Exercise instructions:
Repeat the material exactly from its first line to the line that includes "fig.add_annotation(x=hx, y=hy, ax=tx, ay=ty, **ARROW)". Skip pictures.

Dataset extract:

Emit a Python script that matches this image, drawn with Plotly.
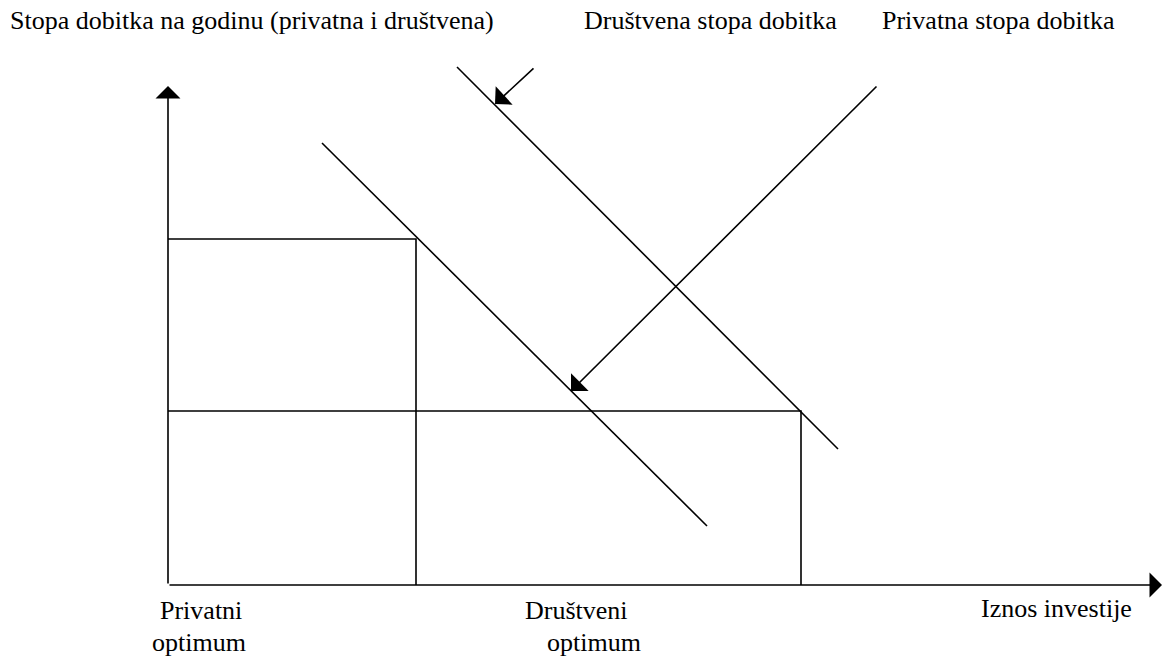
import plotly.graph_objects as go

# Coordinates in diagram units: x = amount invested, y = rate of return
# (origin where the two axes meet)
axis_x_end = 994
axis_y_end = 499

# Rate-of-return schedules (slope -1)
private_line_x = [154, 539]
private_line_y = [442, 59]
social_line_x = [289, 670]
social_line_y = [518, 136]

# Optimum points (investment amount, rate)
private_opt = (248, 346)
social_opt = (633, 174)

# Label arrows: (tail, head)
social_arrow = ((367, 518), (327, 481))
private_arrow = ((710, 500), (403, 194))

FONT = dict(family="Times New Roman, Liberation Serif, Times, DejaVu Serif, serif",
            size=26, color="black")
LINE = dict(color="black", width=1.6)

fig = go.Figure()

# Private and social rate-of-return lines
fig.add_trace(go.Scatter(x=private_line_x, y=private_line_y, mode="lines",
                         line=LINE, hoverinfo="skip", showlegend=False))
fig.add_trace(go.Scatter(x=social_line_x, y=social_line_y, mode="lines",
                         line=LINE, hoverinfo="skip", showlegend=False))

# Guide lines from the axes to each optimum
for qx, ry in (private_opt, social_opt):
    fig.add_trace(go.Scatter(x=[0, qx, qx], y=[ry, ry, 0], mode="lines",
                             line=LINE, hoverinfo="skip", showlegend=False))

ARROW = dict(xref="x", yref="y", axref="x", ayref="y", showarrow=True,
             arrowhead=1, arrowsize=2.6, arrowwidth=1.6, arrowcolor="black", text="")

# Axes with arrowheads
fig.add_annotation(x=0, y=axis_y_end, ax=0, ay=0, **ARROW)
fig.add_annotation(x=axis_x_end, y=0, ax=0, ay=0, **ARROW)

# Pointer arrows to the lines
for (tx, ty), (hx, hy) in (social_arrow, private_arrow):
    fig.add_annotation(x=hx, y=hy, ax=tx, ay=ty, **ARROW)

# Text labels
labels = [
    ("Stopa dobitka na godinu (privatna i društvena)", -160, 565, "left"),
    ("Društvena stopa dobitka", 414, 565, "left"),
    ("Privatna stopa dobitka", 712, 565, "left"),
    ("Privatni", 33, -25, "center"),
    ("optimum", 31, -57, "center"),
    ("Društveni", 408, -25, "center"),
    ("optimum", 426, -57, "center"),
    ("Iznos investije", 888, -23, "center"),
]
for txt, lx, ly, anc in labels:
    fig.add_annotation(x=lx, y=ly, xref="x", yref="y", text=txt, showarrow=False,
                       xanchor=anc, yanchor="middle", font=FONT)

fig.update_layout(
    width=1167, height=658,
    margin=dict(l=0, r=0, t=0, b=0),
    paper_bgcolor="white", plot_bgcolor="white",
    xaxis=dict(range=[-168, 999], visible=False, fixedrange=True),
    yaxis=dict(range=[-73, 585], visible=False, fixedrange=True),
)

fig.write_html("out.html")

Written answer:
Emit a Python script that matches this image, drawn with Plotly.
import plotly.graph_objects as go

# Coordinates in diagram units: x = amount invested, y = rate of return
# (origin where the two axes meet)
axis_x_end = 994
axis_y_end = 499

# Rate-of-return schedules (slope -1)
private_line_x = [154, 539]
private_line_y = [442, 59]
social_line_x = [289, 670]
social_line_y = [518, 136]

# Optimum points (investment amount, rate)
private_opt = (248, 346)
social_opt = (633, 174)

# Label arrows: (tail, head)
social_arrow = ((367, 518), (327, 481))
private_arrow = ((710, 500), (403, 194))

FONT = dict(family="Times New Roman, Liberation Serif, Times, DejaVu Serif, serif",
            size=26, color="black")
LINE = dict(color="black", width=1.6)

fig = go.Figure()

# Private and social rate-of-return lines
fig.add_trace(go.Scatter(x=private_line_x, y=private_line_y, mode="lines",
                         line=LINE, hoverinfo="skip", showlegend=False))
fig.add_trace(go.Scatter(x=social_line_x, y=social_line_y, mode="lines",
                         line=LINE, hoverinfo="skip", showlegend=False))

# Guide lines from the axes to each optimum
for qx, ry in (private_opt, social_opt):
    fig.add_trace(go.Scatter(x=[0, qx, qx], y=[ry, ry, 0], mode="lines",
                             line=LINE, hoverinfo="skip", showlegend=False))

ARROW = dict(xref="x", yref="y", axref="x", ayref="y", showarrow=True,
             arrowhead=1, arrowsize=2.6, arrowwidth=1.6, arrowcolor="black", text="")

# Axes with arrowheads
fig.add_annotation(x=0, y=axis_y_end, ax=0, ay=0, **ARROW)
fig.add_annotation(x=axis_x_end, y=0, ax=0, ay=0, **ARROW)

# Pointer arrows to the lines
for (tx, ty), (hx, hy) in (social_arrow, private_arrow):
    fig.add_annotation(x=hx, y=hy, ax=tx, ay=ty, **ARROW)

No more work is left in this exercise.